We have only a certain and undetermined amount of time alive, and our usefulness during that time is less determined by external forces that might subsume our abilities and more by our willingness to engage with new things during the time we are conscious.
The Arrival Syndrome is really a curse that leads one to believe that eventually some kind of safe, stable place will be achieved in perpetuity. Unfortunately, if the past, or principles derived there from are to be of any use, it’s clear that security is never a permanent state of affairs. We are better off anticipating random sorts of change that disrupt our regular patterns and challenge our ability to figure things out.

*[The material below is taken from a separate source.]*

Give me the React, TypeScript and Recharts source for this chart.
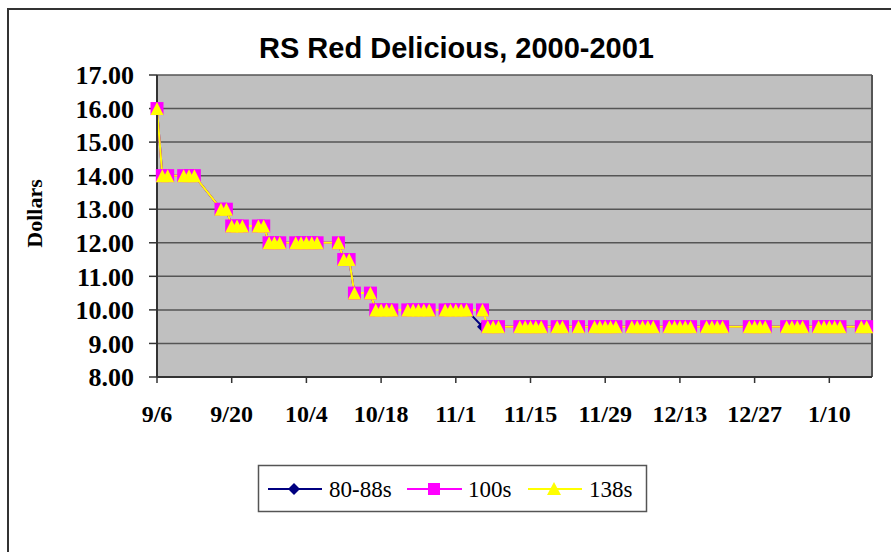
import React from 'react';
import { LineChart, Line, XAxis, YAxis, CartesianGrid, ReferenceLine } from 'recharts';

// trading days, 2000-2001 season
const dates = [
  '9/6/2000', '9/7/2000', '9/8/2000', '9/11/2000', '9/12/2000', '9/13/2000',
  '9/18/2000', '9/19/2000', '9/20/2000', '9/21/2000', '9/22/2000', '9/25/2000', '9/26/2000',
  '9/27/2000', '9/28/2000', '9/29/2000', '10/2/2000', '10/3/2000', '10/4/2000', '10/5/2000', '10/6/2000',
  '10/10/2000', '10/11/2000', '10/12/2000', '10/13/2000', '10/16/2000',
  '10/17/2000', '10/18/2000', '10/19/2000', '10/20/2000',
  '10/23/2000', '10/24/2000', '10/25/2000', '10/26/2000', '10/27/2000',
  '10/30/2000', '10/31/2000', '11/1/2000', '11/2/2000', '11/3/2000', '11/6/2000',
  '11/7/2000', '11/8/2000', '11/9/2000',
  '11/13/2000', '11/14/2000', '11/15/2000', '11/16/2000', '11/17/2000',
  '11/20/2000', '11/21/2000', '11/24/2000',
  '11/27/2000', '11/28/2000', '11/29/2000', '11/30/2000', '12/1/2000',
  '12/4/2000', '12/5/2000', '12/6/2000', '12/7/2000', '12/8/2000',
  '12/11/2000', '12/12/2000', '12/13/2000', '12/14/2000', '12/15/2000',
  '12/18/2000', '12/19/2000', '12/20/2000', '12/21/2000',
  '12/26/2000', '12/27/2000', '12/28/2000', '12/29/2000',
  '1/2/2001', '1/3/2001', '1/4/2001', '1/5/2001',
  '1/8/2001', '1/9/2001', '1/10/2001', '1/11/2001', '1/12/2001',
  '1/16/2001', '1/17/2001',
];

const price8088s = [
  16, 14, 14, 14, 14, 14,
  13, 13, 12.5, 12.5, 12.5, 12.5, 12.5,
  12, 12, 12, 12, 12, 12, 12, 12,
  12, 11.5, 11.5, 10.5, 10.5,
  10, 10, 10, 10,
  10, 10, 10, 10, 10,
  10, 10, 10, 10, 10, 9.5,
  9.5, 9.5, 9.5,
  9.5, 9.5, 9.5, 9.5, 9.5,
  9.5, 9.5, 9.5,
  9.5, 9.5, 9.5, 9.5, 9.5,
  9.5, 9.5, 9.5, 9.5, 9.5,
  9.5, 9.5, 9.5, 9.5, 9.5,
  9.5, 9.5, 9.5, 9.5,
  9.5, 9.5, 9.5, 9.5,
  9.5, 9.5, 9.5, 9.5,
  9.5, 9.5, 9.5, 9.5, 9.5,
  9.5, 9.5,
];

const price100s = [
  16, 14, 14, 14, 14, 14,
  13, 13, 12.5, 12.5, 12.5, 12.5, 12.5,
  12, 12, 12, 12, 12, 12, 12, 12,
  12, 11.5, 11.5, 10.5, 10.5,
  10, 10, 10, 10,
  10, 10, 10, 10, 10,
  10, 10, 10, 10, 10, 10,
  9.5, 9.5, 9.5,
  9.5, 9.5, 9.5, 9.5, 9.5,
  9.5, 9.5, 9.5,
  9.5, 9.5, 9.5, 9.5, 9.5,
  9.5, 9.5, 9.5, 9.5, 9.5,
  9.5, 9.5, 9.5, 9.5, 9.5,
  9.5, 9.5, 9.5, 9.5,
  9.5, 9.5, 9.5, 9.5,
  9.5, 9.5, 9.5, 9.5,
  9.5, 9.5, 9.5, 9.5, 9.5,
  9.5, 9.5,
];

const price138s = [
  16, 14, 14, 14, 14, 14,
  13, 13, 12.5, 12.5, 12.5, 12.5, 12.5,
  12, 12, 12, 12, 12, 12, 12, 12,
  12, 11.5, 11.5, 10.5, 10.5,
  10, 10, 10, 10,
  10, 10, 10, 10, 10,
  10, 10, 10, 10, 10, 10,
  9.5, 9.5, 9.5,
  9.5, 9.5, 9.5, 9.5, 9.5,
  9.5, 9.5, 9.5,
  9.5, 9.5, 9.5, 9.5, 9.5,
  9.5, 9.5, 9.5, 9.5, 9.5,
  9.5, 9.5, 9.5, 9.5, 9.5,
  9.5, 9.5, 9.5, 9.5,
  9.5, 9.5, 9.5, 9.5,
  9.5, 9.5, 9.5, 9.5,
  9.5, 9.5, 9.5, 9.5, 9.5,
  9.5, 9.5,
];

const tickDates = [
  '9/6/2000', '9/20/2000', '10/4/2000', '10/18/2000', '11/1/2000',
  '11/15/2000', '11/29/2000', '12/13/2000', '12/27/2000', '1/10/2001',
];
const axisEndDate = '1/18/2001';
const yTicks = [8, 9, 10, 11, 12, 13, 14, 15, 16, 17];

const toDay = (s: string) => {
  const [m, d, y] = s.split('/').map(Number);
  return Math.round((Date.UTC(y, m - 1, d) - Date.UTC(2000, 8, 6)) / 86400000);
};

const data = dates.map((d, i) => ({
  day: toDay(d),
  s8088: price8088s[i],
  s100: price100s[i],
  s138: price138s[i],
}));

const xTicks = tickDates.map(toDay);
const xLabels: Record<number, string> = {};
tickDates.forEach((d) => {
  xLabels[toDay(d)] = d.split('/').slice(0, 2).join('/');
});
const axisEnd = toDay(axisEndDate);

const serif = '"Liberation Serif", "Times New Roman", serif';
const sans = '"Liberation Sans", Arial, sans-serif';

const Diamond = (p: any) => {
  if (p.cx == null || p.cy == null) return <g key={`d${p.index}`} />;
  const r = 5.5;
  return (
    <polygon
      key={`d${p.index}`}
      points={`${p.cx},${p.cy - r} ${p.cx + r},${p.cy} ${p.cx},${p.cy + r} ${p.cx - r},${p.cy}`}
      fill="#000080"
    />
  );
};

const Square = (p: any) => {
  if (p.cx == null || p.cy == null) return <g key={`s${p.index}`} />;
  const r = 6.5;
  return <rect key={`s${p.index}`} x={p.cx - r} y={p.cy - r} width={r * 2} height={r * 2} fill="#FF00FF" />;
};

const Triangle = (p: any) => {
  if (p.cx == null || p.cy == null) return <g key={`t${p.index}`} />;
  const r = 6.5;
  return (
    <polygon
      key={`t${p.index}`}
      points={`${p.cx},${p.cy - r} ${p.cx + r},${p.cy + r} ${p.cx - r},${p.cy + r}`}
      fill="#FFFF00"
    />
  );
};

const App: React.FC = () => {
  return (
    <div
      style={{
        position: 'fixed',
        left: 0,
        top: 0,
        width: 891,
        height: 552,
        overflow: 'hidden',
        background: '#fff',
      }}
    >
      <div
        style={{
          position: 'absolute',
          left: 7,
          top: 8,
          width: 1000,
          height: 1000,
          border: '2px solid #333',
        }}
      />
      <div style={{ position: 'absolute', left: 0, top: 0 }}>
        <LineChart width={891} height={552} data={data} margin={{ top: 75, right: 19, left: 77, bottom: 135 }}>
          <CartesianGrid vertical={false} fill="#C0C0C0" fillOpacity={1} stroke="#555" strokeWidth={1.5} />
          <XAxis
            dataKey="day"
            type="number"
            domain={[0, axisEnd]}
            ticks={xTicks}
            interval={0}
            tickFormatter={(v: number) => xLabels[v] ?? ''}
            height={40}
            tickSize={6}
            tickMargin={22}
            axisLine={{ stroke: '#333', strokeWidth: 2 }}
            tickLine={{ stroke: '#333', strokeWidth: 1.5 }}
            tick={{ fill: '#000', fontSize: 24, fontWeight: 'bold', fontFamily: serif }}
          />
          <YAxis
            type="number"
            domain={[8, 17]}
            ticks={yTicks}
            interval={0}
            tickFormatter={(v: number) => v.toFixed(2)}
            width={80}
            tickSize={8}
            tickMargin={15}
            axisLine={{ stroke: '#333', strokeWidth: 2 }}
            tickLine={{ stroke: '#333', strokeWidth: 1.5 }}
            tick={{ fill: '#000', fontSize: 26, fontWeight: 'bold', fontFamily: serif }}
          />
          <ReferenceLine x={axisEnd} stroke="#555" strokeWidth={2} />
          <Line
            dataKey="s8088"
            name="80-88s"
            stroke="#000080"
            strokeWidth={2}
            dot={Diamond}
            activeDot={false}
            isAnimationActive={false}
          />
          <Line
            dataKey="s100"
            name="100s"
            stroke="#FF00FF"
            strokeWidth={2}
            dot={Square}
            activeDot={false}
            isAnimationActive={false}
          />
          <Line
            dataKey="s138"
            name="138s"
            stroke="#FFFF00"
            strokeWidth={2}
            dot={Triangle}
            activeDot={false}
            isAnimationActive={false}
          />
        </LineChart>
      </div>
      <svg
        width={891}
        height={552}
        style={{ position: 'absolute', left: 0, top: 0, pointerEvents: 'none' }}
      >
        <text x={456.5} y={58} textAnchor="middle" fontFamily={sans} fontWeight="bold" fontSize={29} fill="#000">
          RS Red Delicious, 2000-2001
        </text>
        <text
          transform="translate(41.5,213.5) rotate(-90)"
          textAnchor="middle"
          fontFamily={serif}
          fontWeight="bold"
          fontSize={22}
          fill="#000"
        >
          Dollars
        </text>

        <rect x={258.5} y={465.5} width={388} height={46} fill="#fff" stroke="#555" strokeWidth={1.5} />

        <line x1={268} y1={489} x2={322} y2={489} stroke="#000080" strokeWidth={2} />
        <polygon points="294,483 300,489 294,495 288,489" fill="#000080" />
        <text x={329} y={496.5} fontFamily={serif} fontSize={23} fill="#000">80-88s</text>

        <line x1={407} y1={489} x2={462} y2={489} stroke="#FF00FF" strokeWidth={2} />
        <rect x={428} y={483} width={12} height={12} fill="#FF00FF" />
        <text x={468} y={496.5} fontFamily={serif} fontSize={23} fill="#000">100s</text>

        <line x1={528} y1={489} x2={582} y2={489} stroke="#FFFF00" strokeWidth={2} />
        <polygon points="554,482 561,495 547,495" fill="#FFFF00" />
        <text x={589} y={496.5} fontFamily={serif} fontSize={23} fill="#000">138s</text>
      </svg>
    </div>
  );
};

export default App;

The unlearned wisdom of Arrival Syndrome is to realize that living means never arriving, and that death –with religious precepts placed to the side- is an arrival to nowhere. Our only option in this paradoxical situation is to be forced to move onwards towards some better, more knowledgeable and improved state. We can do this only by learning and stretching our stubborn minds to understand what formerly made us disgruntled with confusion.
Having ‘Arrival Syndrome’ is simple to think that there is some place to arrive at or some goal to achieve. There is always somewhere beyond to which we can strive. Having some destination in mind simply spells the beginning of our own atrophy, from which we slowly degrade towards confusion, sedentary laxity, and to which we ultimately mount the slippery slope to death.
As Dylan Thomas once wrote,
our humanity as a living, breathing, fighting species is best expressed as an effort to: “rage, rage, rage against the dying of the light.”
For there is nowhere good to which we can arrive, but only onwards in an effort to improve the life we live and the lives lived by all those we might possibly touch.